Last month’s issue reported on the Research Division Committee, the first of the three major divisions of the Association to assemble for its autumn session of business. Meetings of the Professional and Teaching Division Committees followed.
Like the Research Division, the Professional Division also had one major item of business, which occupied the lion’s share of its business day. The Professional Division concentrated on its draft Statement of Standards of Professional Conduct, which is carried in full on page 3 of this issue. Readers will recall that the Division has spent over a year on consultations, discussions, and drafting, and that one part of its work, a statement on plagiarism, has already been approved by the Council and was carried in full in the October Perspectives (p. 7).
The present draft Statement on other professional standards was hammered out by the Committee during a full morning of debate and redrafting. Unlike the work of almost all other committees in AHA recorded history, the Professional Division Committee’s drafting efforts resulted in a shorter and sharper product than it started with!
The Committee then focussed on two specific cases of apparent, serious plagiarism of the work of Association mem bers and decided to further pursue its inquiry into one case and to protest again to the publisher in the other. The Committee considered the continuing problem of too many gender-segregated sessions at AHA annual meetings and decided to reinforce the language in the Association guidelines for program committees, designed to further reduce the problem.
It also approved a policy statement (see page 5) on the operation of the Job Register at annual meetings. The policy is designed to improve the efficiency, dignity, and the fairness of this ancient tool of our profession. The Committee decided to refer to the AAUP the problem of goals-oriented job contracts, which seem to be popping up in some academic institutions. It reviewed the status of foreign historians in four foreign countries whose rights appear to have been violated by their governments and directed the executive director to communicate the Association’s concern to the governments.
The Teaching Division Committee met in its turn on October 31. The Division had several major projects to consider in various stages of development. It completed action on a very interesting proposal from the University of Florida to assume major responsibility for the core support of the History Teaching Alliance, recommending its acceptance to the Council.

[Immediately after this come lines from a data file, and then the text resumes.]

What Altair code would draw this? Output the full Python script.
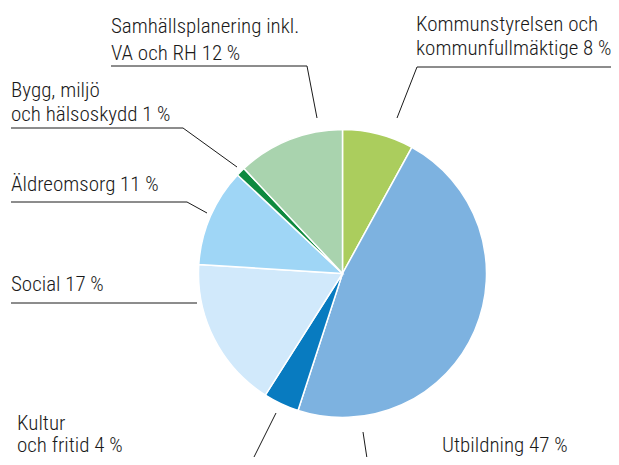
import altair as alt
import pandas as pd

# ---- data ----
categories = [
    "Kommunstyrelsen och kommunfullmäktige",
    "Utbildning",
    "Kultur och fritid",
    "Social",
    "Äldreomsorg",
    "Bygg, miljö och hälsoskydd",
    "Samhällsplanering inkl. VA och RH",
]
shares = [8, 47, 4, 17, 11, 1, 12]
colors = ["#abcd5d", "#7db2e0", "#087bc0", "#d1e9fb", "#9fd6f6", "#0e8a3f", "#a9d3ae"]

label_lines = [
    ["Kommunstyrelsen och", "kommunfullmäktige 8 %"],
    ["Utbildning  47 %"],
    ["Kultur", "och fritid 4 %"],
    ["Social 17 %"],
    ["Äldreomsorg 11 %"],
    ["Bygg, miljö", "och hälsoskydd 1 %"],
    ["Samhällsplanering inkl.", "VA och RH 12 %"],
]

# ---- layout (page pixel coordinates) ----
label_pos = [
    [(416, 31), (416, 55)],
    [(442, 452)],
    [(17, 430), (17, 452)],
    [(11, 291)],
    [(11, 191)],
    [(11, 97), (11, 121)],
    [(111, 33), (111, 60)],
]
leader_paths = [
    [(615, 67), (417, 67), (397, 118)],
    [(363, 432), (368, 465)],
    [(276, 413), (250, 465)],
    [(11, 303), (197, 303)],
    [(11, 202), (187, 202), (207, 213)],
    [(11, 128), (183, 128), (237, 167)],
    [(111, 66), (307, 66), (317, 118)],
]
W, H = 603, 449
CX, CY, R = 342.5, 273.5, 144
FONT = "Roboto Condensed, Liberation Sans Narrow, Roboto, sans-serif"

pie_df = pd.DataFrame({"cat": categories, "share": shares, "idx": list(range(len(categories)))})

text_rows = []
for lines, poss in zip(label_lines, label_pos):
    for t, (px, py) in zip(lines, poss):
        text_rows.append({"text": t, "px": px, "py": py})
text_df = pd.DataFrame(text_rows)

seg_rows = []
for path in leader_paths:
    for (x1, y1), (x2, y2) in zip(path[:-1], path[1:]):
        seg_rows.append({"x1": x1, "y1": y1, "x2": x2, "y2": y2})
seg_df = pd.DataFrame(seg_rows)

xs = alt.Scale(domain=[8, 8 + W], nice=False, zero=False)
ys = alt.Scale(domain=[8, 8 + H], nice=False, zero=False, reverse=True)

pie = alt.Chart(pie_df).mark_arc(
    radius=R, stroke="white", strokeWidth=1.5
).encode(
    theta=alt.Theta("share:Q", stack=True),
    order=alt.Order("idx:Q"),
    color=alt.Color("cat:N", scale=alt.Scale(domain=categories, range=colors), legend=None),
    x=alt.value(CX - 8),
    y=alt.value(CY - 8),
)

rules = alt.Chart(seg_df).mark_rule(color="#1a1a1a", strokeWidth=1).encode(
    x=alt.X("x1:Q", scale=xs, axis=None),
    y=alt.Y("y1:Q", scale=ys, axis=None),
    x2="x2:Q",
    y2="y2:Q",
)

texts = alt.Chart(text_df).mark_text(
    align="left", baseline="alphabetic", font=FONT, fontSize=21, fontWeight=300,
    color="#1a1a1a"
).encode(
    x=alt.X("px:Q", scale=xs, axis=None),
    y=alt.Y("py:Q", scale=ys, axis=None),
    text="text:N",
)

chart = alt.layer(pie, rules, texts).properties(
    width=W, height=H, padding=0, autosize=alt.AutoSizeParams(type="none")
).configure_view(stroke=None)

chart.save("out.html", embed_options={"renderer": "svg", "actions": False})
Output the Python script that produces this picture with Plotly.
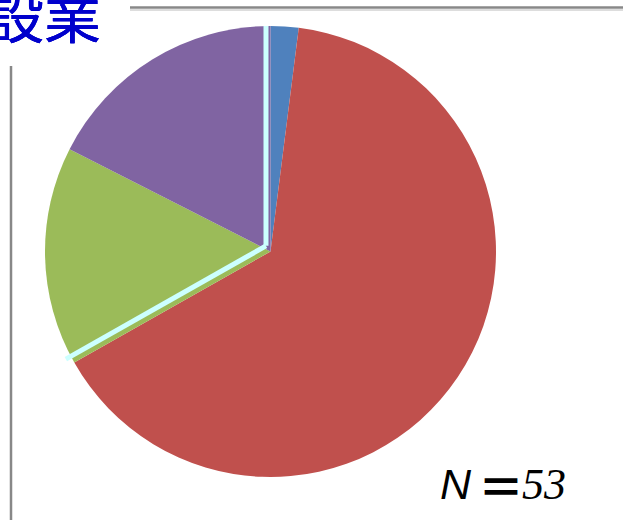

The Alliance, with its innovative program of building local associations of secondary and post-secondary teachers, has proved to be a major success for its sponsors, the National Council for the Social Studies, the Organization of American Historians, and the AHA. Funding organizations have registered their strong approval of its successes so far, and we hope for continued success and a permanent base from which to build on the strong beginnings of the Alliance’s first year and a half.
The Division further developed a proposal to establish an award for distinguished teaching to be given annually to a teacher who has stimulated, inspired, and launched the career of an important research historian. This proposal will be taken to the Council for consideration. A proposal for developing a conference to increase the number of history graduate students from the minorities was discussed, and further action planned, as were a number of other grant proposal ideas that had come to the Division for suggestions.
Finally, the Division reviewed with enthusiasm the Association’s project for the development of a twenty-pamphlet series to aid teachers working in survey courses outside the field of American history.
Headquarters staff represented the Association at a highly successful conference commemorating the centenary of the death of Leopold von Ranke, which was organized under the auspices of Syracuse University and held October 16-18. The Association is pleased to have been a cosponsor of the conference, Leopold von Ranke and the Shaping of the Historical Discipline, and adds its thanks to those of the University, the National Endowment for the Humanities, and the Fritz Thyssen Stiftung, which together with the University made the conference possible.
Earlier in October the executive director spoke on behalf of both the National Coordinating Committee for the Promotion of History and the National Humanities Alliance to a special meeting of the Council of the Modern Language Association (MLA) to discuss the art or perhaps craft of lobbying as it affects learned societies. The MLA has long been a generous and effective supporter of causes important to the humanities. Its work was crucial to preventing the confirmation in the Senate last year of an inadequately qualified nominee to be chair of the National Endowment for the Humanities. Two other lobbying entities were also represented at the meeting.
In late October the Consortium of Social Science Associations organized a luncheon for the new president of the Social Science Research Council, Frederic Wakeman, who previously served as a member of the Council of the AHA. The Association was also represented at a meeting of a new nonprofit body, the Association for Diplomatic Studies, one of whose objectives is to improve the collection and preservation of records relating to US professional diplomacy. Finally, the AHA’s special assistant for women’s and minorities’ affairs organized a meeting in New York of representatives of the Committee on Women Historians with the Ford Foundation to discuss possible conference topics in the field of women’s history, on which the Association hopes to be a prime mover.